Now that we have a better idea of how this theory works, how does Assassin’s Creed stack up? Lets look at the first process, attention. Being that Jasen is playing the game, in other words he needs to be an active participant; it is clearly very salient to him. It is not in the background while he is doing something else. Also, it is a very exciting and action packed game. Thus, it is easy to attract and keep his attention. So the game scores high on the first process needed to facilitate imitation.

The second process, if you recall, is a representational process. I know for a fact he remembers the game because I asked him about it after he got into trouble. He emphatically recounted the “mission” he had to complete. To go along with the story, he acted out several of the solutions he had figured out along the way. He would tiptoe around the living room and jump onto the couch while he stabbed the air to show me how he snuck up and killed a guard. He was clearly mentally rehearsing what he had seen. Overall the game scores high for the second process as well.

We then move on to the third process of behavioral production. This involves taking the observed behavior and applying it to novel situations. I actually did not think much of it at the time (this incident took place before he got in trouble) but there was something that could apply to this process. I was in another room when I heard Jasen yell boo and then I heard his grandpa give a fright. Jasen then walked out into the room I occupied and told me with a big grin how he had scared his grandpa half to death. He had hidden behind the door and waited for his grandfather to pass. As his grandpa did this, Jasen leapt from his hiding spot and screamed at his bewildered grandpa. This sneaking around and pouncing is eerily familiar to the tactics used in the game. Now I am not sure how long Jasen had been playing the game. I am also not sure if this episode was a result of having watched the game. It would not surprise me in the least if both were true however. So overall the evidence for the third process is not as strong as I would have liked but it is possible.
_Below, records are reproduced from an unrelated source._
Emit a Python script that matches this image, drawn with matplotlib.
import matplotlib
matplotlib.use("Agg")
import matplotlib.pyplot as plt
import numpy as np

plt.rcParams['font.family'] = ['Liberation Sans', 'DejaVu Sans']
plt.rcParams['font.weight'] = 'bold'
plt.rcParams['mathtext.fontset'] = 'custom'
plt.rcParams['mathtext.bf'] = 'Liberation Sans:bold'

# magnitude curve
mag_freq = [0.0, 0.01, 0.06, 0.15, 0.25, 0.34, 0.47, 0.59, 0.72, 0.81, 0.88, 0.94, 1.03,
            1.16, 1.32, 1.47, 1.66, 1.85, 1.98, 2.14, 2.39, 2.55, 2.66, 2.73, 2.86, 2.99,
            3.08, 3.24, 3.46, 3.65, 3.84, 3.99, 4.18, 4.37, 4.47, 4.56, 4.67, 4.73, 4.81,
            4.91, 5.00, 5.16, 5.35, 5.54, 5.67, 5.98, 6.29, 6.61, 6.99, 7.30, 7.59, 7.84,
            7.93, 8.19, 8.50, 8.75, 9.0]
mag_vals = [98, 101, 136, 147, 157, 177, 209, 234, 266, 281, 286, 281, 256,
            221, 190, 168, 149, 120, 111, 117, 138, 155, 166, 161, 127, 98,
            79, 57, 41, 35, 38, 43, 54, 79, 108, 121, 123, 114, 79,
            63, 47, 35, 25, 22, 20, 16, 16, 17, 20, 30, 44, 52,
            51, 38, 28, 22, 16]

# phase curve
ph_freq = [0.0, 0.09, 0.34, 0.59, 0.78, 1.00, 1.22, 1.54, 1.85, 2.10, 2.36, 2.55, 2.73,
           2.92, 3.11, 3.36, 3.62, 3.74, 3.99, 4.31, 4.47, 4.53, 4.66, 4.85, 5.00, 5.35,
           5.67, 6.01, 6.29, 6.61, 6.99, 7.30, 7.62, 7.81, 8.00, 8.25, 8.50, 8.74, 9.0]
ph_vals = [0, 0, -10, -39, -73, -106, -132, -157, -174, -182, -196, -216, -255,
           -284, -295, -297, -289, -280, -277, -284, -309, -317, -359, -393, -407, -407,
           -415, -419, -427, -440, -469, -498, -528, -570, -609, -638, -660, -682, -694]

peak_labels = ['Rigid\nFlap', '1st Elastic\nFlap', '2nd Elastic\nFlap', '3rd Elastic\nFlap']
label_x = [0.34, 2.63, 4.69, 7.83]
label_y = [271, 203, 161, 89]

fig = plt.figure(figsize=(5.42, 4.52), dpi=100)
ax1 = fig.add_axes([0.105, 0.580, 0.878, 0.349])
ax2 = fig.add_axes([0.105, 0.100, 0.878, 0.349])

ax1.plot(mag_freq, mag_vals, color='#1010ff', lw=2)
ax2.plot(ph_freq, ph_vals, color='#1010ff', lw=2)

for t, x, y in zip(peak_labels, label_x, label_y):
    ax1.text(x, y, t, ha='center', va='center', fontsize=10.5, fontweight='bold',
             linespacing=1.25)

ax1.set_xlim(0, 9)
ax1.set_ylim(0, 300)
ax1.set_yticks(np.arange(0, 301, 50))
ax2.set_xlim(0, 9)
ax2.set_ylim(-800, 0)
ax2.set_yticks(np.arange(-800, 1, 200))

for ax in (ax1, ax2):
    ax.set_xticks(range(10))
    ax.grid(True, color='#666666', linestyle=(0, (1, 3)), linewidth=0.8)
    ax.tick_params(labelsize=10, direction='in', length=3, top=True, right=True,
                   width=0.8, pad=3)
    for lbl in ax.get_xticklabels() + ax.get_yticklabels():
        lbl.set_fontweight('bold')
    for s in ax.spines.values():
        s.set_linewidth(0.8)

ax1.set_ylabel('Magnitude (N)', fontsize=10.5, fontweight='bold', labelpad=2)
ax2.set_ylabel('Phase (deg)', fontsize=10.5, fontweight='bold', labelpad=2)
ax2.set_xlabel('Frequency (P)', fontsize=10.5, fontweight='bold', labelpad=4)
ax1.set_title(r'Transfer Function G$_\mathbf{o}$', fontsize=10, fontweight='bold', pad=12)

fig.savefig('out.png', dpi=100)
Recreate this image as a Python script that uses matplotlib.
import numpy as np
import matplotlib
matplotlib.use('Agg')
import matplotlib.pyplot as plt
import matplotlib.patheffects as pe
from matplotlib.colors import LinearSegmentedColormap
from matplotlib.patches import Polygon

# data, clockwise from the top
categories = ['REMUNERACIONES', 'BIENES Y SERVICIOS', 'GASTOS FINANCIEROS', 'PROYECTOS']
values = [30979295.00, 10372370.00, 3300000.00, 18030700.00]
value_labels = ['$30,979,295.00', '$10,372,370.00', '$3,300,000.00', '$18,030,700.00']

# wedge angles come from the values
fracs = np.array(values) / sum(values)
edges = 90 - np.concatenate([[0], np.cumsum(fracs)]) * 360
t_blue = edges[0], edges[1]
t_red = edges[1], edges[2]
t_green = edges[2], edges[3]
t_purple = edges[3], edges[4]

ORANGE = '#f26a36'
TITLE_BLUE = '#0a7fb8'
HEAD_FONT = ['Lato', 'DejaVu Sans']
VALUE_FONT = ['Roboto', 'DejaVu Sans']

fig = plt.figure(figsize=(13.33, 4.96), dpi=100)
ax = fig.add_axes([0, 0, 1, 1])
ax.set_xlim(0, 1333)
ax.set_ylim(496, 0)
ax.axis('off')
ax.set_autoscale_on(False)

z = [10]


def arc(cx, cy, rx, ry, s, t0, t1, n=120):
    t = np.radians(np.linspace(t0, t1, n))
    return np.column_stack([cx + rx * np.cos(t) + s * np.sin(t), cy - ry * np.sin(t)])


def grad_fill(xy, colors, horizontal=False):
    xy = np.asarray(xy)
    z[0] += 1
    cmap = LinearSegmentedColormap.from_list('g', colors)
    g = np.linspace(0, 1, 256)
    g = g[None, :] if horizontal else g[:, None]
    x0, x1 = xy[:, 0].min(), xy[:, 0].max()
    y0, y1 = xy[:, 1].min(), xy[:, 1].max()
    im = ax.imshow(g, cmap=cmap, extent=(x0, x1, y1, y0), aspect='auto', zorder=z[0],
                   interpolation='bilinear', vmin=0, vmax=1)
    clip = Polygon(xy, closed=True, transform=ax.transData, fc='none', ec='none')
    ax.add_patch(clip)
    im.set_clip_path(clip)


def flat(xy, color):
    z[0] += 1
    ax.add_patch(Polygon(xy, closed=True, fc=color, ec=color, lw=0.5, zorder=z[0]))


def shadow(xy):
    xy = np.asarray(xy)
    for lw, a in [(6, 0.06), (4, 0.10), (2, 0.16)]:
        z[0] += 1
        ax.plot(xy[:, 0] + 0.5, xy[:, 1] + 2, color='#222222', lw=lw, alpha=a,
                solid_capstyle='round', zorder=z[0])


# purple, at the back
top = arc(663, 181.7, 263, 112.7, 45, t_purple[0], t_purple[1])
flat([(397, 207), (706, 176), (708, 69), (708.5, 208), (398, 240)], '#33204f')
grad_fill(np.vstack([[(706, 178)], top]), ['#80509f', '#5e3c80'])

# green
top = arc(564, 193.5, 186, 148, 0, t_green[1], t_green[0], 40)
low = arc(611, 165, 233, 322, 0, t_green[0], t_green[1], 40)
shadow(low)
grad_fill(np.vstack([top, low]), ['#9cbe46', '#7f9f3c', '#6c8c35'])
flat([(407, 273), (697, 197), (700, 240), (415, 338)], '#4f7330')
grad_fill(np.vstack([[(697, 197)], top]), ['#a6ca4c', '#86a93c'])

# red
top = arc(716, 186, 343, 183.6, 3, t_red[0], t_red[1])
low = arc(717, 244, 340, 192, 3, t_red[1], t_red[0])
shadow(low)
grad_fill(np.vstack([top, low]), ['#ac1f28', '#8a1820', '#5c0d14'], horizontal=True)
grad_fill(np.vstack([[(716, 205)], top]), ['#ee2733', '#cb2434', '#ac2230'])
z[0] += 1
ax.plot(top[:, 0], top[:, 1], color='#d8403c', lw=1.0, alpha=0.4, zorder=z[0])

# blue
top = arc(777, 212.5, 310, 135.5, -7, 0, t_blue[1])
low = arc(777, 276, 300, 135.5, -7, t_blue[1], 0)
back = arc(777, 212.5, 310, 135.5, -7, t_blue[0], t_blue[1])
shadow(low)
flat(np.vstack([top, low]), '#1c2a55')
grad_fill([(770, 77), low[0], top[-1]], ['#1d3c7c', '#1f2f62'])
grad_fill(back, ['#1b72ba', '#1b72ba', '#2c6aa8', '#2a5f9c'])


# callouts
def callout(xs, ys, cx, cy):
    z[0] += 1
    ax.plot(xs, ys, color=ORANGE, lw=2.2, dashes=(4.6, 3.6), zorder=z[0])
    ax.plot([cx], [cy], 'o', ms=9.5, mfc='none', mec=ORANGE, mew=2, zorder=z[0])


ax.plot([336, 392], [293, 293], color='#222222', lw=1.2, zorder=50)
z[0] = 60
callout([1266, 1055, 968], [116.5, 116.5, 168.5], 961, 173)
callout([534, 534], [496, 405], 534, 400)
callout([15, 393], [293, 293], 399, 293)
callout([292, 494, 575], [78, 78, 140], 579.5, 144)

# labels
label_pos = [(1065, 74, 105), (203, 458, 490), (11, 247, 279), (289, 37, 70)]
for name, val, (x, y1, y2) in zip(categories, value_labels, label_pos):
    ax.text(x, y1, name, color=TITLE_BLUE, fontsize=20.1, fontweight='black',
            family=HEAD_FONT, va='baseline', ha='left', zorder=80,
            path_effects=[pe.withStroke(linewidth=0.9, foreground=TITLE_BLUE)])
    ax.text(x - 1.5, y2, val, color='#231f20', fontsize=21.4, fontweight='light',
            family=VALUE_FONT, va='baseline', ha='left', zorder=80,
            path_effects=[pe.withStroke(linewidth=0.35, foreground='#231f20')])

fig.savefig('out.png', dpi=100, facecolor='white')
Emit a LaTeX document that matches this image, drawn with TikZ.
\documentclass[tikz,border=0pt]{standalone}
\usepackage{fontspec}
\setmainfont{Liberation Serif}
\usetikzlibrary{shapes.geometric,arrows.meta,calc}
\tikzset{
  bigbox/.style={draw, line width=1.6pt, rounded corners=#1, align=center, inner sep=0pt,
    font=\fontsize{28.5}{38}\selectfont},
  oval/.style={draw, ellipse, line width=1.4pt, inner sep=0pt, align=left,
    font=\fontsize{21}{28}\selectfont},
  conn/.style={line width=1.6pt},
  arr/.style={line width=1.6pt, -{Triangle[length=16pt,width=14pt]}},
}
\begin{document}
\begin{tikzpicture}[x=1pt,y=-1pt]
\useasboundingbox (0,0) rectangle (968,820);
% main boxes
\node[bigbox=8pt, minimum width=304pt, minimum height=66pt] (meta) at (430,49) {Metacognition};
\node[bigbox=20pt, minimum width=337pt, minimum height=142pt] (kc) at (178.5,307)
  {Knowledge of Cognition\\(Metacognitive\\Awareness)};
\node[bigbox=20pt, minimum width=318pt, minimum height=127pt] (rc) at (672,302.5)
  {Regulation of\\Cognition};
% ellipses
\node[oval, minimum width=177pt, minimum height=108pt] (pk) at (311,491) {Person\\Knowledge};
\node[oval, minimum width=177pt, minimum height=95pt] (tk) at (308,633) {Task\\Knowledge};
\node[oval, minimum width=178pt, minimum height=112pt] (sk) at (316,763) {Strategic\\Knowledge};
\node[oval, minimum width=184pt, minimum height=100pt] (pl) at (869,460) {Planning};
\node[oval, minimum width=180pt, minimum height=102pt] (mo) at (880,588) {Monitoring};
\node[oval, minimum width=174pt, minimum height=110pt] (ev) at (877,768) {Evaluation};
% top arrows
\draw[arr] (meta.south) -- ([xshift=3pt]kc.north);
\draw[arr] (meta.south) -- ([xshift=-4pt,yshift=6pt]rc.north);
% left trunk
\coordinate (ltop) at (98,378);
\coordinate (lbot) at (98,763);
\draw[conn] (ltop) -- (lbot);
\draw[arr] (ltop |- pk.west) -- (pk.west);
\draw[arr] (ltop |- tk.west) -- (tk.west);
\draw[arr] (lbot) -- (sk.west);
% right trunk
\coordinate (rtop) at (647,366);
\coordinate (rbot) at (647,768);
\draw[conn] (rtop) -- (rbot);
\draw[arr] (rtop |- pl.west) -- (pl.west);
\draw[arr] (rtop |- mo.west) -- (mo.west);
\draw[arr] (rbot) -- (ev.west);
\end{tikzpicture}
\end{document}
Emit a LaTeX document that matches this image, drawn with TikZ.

The last process we will examine is motivational. In the game the player is rewarded for successful assassinations by receiving new weapons and points. The next question is whether or not the violence is justified. In the game, the main character Desmond Miles is trying to stop an organization called Abstergo (who also kidnapped Desmond) from taking over the world. So clearly, Desmond is supposed to be justified in his actions. The violence is also extremely realistic as you can see from the screen shots above and at the top of the page. I would also say that Jasen definitely liked and identified with Desmond the assassin. He “is” Desmond when he plays the game. Also Desmond is a shadowy, rugged individual that seems to be an ideal in our culture.

Putting this all together, Jasen’s grandparents are wise to not let him play such a game. There is strong evidence that he would try to imitate this behavior. There is strong evidence for almost every part in Bandura’s theory. I would be especially worried because of his burgeoning cognitive abilities. A few years ago, he was not able to think in abstract terms and now he is. I feel like these new abilities make him very impressionable. Playing a game like that, at the age he is, does not seem like a good idea. Applied social psychology and the chapter on media can help explain why.


Schneider, F. W., Gruman, J. A., and Coutts, L. M. (2012). Applied Social Psychology: Understanding and Addressing Social and Practical Problems (2nd ed.). Thousand Oaks, CA: Sage Publications.